COLLECTED MATERIAL ▸
(begin)
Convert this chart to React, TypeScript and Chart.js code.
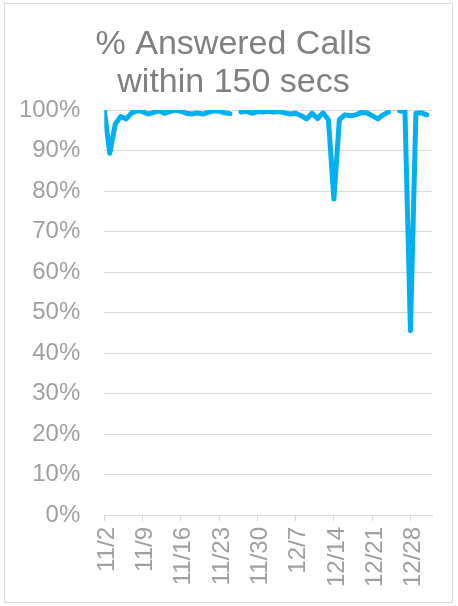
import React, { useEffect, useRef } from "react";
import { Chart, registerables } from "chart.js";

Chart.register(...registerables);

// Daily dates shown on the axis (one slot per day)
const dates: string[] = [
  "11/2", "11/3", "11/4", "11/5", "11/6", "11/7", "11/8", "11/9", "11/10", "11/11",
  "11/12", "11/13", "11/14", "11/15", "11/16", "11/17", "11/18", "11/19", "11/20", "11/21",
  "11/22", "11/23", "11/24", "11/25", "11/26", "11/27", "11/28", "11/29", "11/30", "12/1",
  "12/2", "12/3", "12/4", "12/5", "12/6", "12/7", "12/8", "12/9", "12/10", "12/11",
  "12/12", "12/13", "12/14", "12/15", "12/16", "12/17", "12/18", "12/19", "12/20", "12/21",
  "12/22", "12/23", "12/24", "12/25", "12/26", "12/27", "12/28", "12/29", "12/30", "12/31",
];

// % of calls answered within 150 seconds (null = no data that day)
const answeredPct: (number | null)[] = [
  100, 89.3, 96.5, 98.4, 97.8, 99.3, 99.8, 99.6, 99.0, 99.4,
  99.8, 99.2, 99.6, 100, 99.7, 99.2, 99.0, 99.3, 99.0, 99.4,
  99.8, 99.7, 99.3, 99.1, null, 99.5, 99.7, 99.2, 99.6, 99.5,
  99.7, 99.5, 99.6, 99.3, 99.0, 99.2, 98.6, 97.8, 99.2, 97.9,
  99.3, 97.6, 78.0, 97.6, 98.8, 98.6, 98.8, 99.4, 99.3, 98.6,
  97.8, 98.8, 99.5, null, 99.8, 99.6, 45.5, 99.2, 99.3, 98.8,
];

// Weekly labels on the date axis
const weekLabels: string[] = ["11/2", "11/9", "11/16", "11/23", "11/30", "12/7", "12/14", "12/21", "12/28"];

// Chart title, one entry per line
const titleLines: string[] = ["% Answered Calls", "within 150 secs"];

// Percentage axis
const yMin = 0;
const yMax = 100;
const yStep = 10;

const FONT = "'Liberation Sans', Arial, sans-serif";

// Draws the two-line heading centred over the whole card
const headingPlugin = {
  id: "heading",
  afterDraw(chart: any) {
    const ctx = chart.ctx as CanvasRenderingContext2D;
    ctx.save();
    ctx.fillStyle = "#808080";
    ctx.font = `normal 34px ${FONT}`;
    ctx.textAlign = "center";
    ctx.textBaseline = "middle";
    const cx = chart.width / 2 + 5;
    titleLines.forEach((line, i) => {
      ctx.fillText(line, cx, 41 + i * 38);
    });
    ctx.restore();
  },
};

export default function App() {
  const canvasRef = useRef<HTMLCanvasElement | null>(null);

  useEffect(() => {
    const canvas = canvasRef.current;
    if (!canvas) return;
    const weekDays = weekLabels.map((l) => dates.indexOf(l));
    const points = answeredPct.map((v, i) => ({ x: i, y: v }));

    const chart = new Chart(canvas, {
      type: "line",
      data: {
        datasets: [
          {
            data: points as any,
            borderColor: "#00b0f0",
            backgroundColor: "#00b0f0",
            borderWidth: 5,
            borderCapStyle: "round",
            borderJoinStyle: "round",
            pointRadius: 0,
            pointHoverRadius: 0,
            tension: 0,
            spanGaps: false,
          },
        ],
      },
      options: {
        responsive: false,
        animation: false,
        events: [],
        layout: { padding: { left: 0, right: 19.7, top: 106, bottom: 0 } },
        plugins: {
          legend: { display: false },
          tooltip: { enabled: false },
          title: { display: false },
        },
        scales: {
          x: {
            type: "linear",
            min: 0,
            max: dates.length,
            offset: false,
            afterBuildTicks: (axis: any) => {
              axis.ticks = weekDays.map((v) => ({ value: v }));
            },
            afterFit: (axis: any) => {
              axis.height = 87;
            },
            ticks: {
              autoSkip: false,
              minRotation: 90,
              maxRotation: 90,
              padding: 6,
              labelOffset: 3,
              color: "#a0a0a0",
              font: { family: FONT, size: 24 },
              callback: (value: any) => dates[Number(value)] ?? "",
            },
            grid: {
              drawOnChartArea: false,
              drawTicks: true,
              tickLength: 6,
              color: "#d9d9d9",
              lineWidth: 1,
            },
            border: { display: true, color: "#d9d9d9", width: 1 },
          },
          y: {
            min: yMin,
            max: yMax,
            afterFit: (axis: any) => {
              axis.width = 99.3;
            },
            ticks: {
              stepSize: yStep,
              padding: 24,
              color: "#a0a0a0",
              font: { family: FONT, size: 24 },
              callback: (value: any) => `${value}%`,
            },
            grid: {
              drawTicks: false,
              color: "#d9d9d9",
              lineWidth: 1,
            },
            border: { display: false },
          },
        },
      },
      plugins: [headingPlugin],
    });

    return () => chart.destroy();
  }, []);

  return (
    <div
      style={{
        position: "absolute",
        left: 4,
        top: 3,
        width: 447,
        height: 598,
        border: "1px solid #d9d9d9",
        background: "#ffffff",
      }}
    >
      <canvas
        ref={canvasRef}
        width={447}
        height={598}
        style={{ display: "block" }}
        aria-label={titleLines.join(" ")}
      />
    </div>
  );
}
(end)
AIM OF THE EXERCISE ▸ Return the listing above in full and without alteration, excluding its pictures.

RESPONSE FOR THIS EXERCISE ▸
Convert this chart to React, TypeScript and Chart.js code.
import React, { useEffect, useRef } from "react";
import { Chart, registerables } from "chart.js";

Chart.register(...registerables);

// Daily dates shown on the axis (one slot per day)
const dates: string[] = [
  "11/2", "11/3", "11/4", "11/5", "11/6", "11/7", "11/8", "11/9", "11/10", "11/11",
  "11/12", "11/13", "11/14", "11/15", "11/16", "11/17", "11/18", "11/19", "11/20", "11/21",
  "11/22", "11/23", "11/24", "11/25", "11/26", "11/27", "11/28", "11/29", "11/30", "12/1",
  "12/2", "12/3", "12/4", "12/5", "12/6", "12/7", "12/8", "12/9", "12/10", "12/11",
  "12/12", "12/13", "12/14", "12/15", "12/16", "12/17", "12/18", "12/19", "12/20", "12/21",
  "12/22", "12/23", "12/24", "12/25", "12/26", "12/27", "12/28", "12/29", "12/30", "12/31",
];

// % of calls answered within 150 seconds (null = no data that day)
const answeredPct: (number | null)[] = [
  100, 89.3, 96.5, 98.4, 97.8, 99.3, 99.8, 99.6, 99.0, 99.4,
  99.8, 99.2, 99.6, 100, 99.7, 99.2, 99.0, 99.3, 99.0, 99.4,
  99.8, 99.7, 99.3, 99.1, null, 99.5, 99.7, 99.2, 99.6, 99.5,
  99.7, 99.5, 99.6, 99.3, 99.0, 99.2, 98.6, 97.8, 99.2, 97.9,
  99.3, 97.6, 78.0, 97.6, 98.8, 98.6, 98.8, 99.4, 99.3, 98.6,
  97.8, 98.8, 99.5, null, 99.8, 99.6, 45.5, 99.2, 99.3, 98.8,
];

// Weekly labels on the date axis
const weekLabels: string[] = ["11/2", "11/9", "11/16", "11/23", "11/30", "12/7", "12/14", "12/21", "12/28"];

// Chart title, one entry per line
const titleLines: string[] = ["% Answered Calls", "within 150 secs"];

// Percentage axis
const yMin = 0;
const yMax = 100;
const yStep = 10;

const FONT = "'Liberation Sans', Arial, sans-serif";

// Draws the two-line heading centred over the whole card
const headingPlugin = {
  id: "heading",
  afterDraw(chart: any) {
    const ctx = chart.ctx as CanvasRenderingContext2D;
    ctx.save();
    ctx.fillStyle = "#808080";
    ctx.font = `normal 34px ${FONT}`;
    ctx.textAlign = "center";
    ctx.textBaseline = "middle";
    const cx = chart.width / 2 + 5;
    titleLines.forEach((line, i) => {
      ctx.fillText(line, cx, 41 + i * 38);
    });
    ctx.restore();
  },
};

export default function App() {
  const canvasRef = useRef<HTMLCanvasElement | null>(null);

  useEffect(() => {
    const canvas = canvasRef.current;
    if (!canvas) return;
    const weekDays = weekLabels.map((l) => dates.indexOf(l));
    const points = answeredPct.map((v, i) => ({ x: i, y: v }));

    const chart = new Chart(canvas, {
      type: "line",
      data: {
        datasets: [
          {
            data: points as any,
            borderColor: "#00b0f0",
            backgroundColor: "#00b0f0",
            borderWidth: 5,
            borderCapStyle: "round",
            borderJoinStyle: "round",
            pointRadius: 0,
            pointHoverRadius: 0,
            tension: 0,
            spanGaps: false,
          },
        ],
      },
      options: {
        responsive: false,
        animation: false,
        events: [],
        layout: { padding: { left: 0, right: 19.7, top: 106, bottom: 0 } },
        plugins: {
          legend: { display: false },
          tooltip: { enabled: false },
          title: { display: false },
        },
        scales: {
          x: {
            type: "linear",
            min: 0,
            max: dates.length,
            offset: false,
            afterBuildTicks: (axis: any) => {
              axis.ticks = weekDays.map((v) => ({ value: v }));
            },
            afterFit: (axis: any) => {
              axis.height = 87;
            },
            ticks: {
              autoSkip: false,
              minRotation: 90,
              maxRotation: 90,
              padding: 6,
              labelOffset: 3,
              color: "#a0a0a0",
              font: { family: FONT, size: 24 },
              callback: (value: any) => dates[Number(value)] ?? "",
            },
            grid: {
              drawOnChartArea: false,
              drawTicks: true,
              tickLength: 6,
              color: "#d9d9d9",
              lineWidth: 1,
            },
            border: { display: true, color: "#d9d9d9", width: 1 },
          },
          y: {
            min: yMin,
            max: yMax,
            afterFit: (axis: any) => {
              axis.width = 99.3;
            },
            ticks: {
              stepSize: yStep,
              padding: 24,
              color: "#a0a0a0",
              font: { family: FONT, size: 24 },
              callback: (value: any) => `${value}%`,
            },
            grid: {
              drawTicks: false,
              color: "#d9d9d9",
              lineWidth: 1,
            },
            border: { display: false },
          },
        },
      },
      plugins: [headingPlugin],
    });

    return () => chart.destroy();
  }, []);

  return (
    <div
      style={{
        position: "absolute",
        left: 4,
        top: 3,
        width: 447,
        height: 598,
        border: "1px solid #d9d9d9",
        background: "#ffffff",
      }}
    >
      <canvas
        ref={canvasRef}
        width={447}
        height={598}
        style={{ display: "block" }}
        aria-label={titleLines.join(" ")}
      />
    </div>
  );
}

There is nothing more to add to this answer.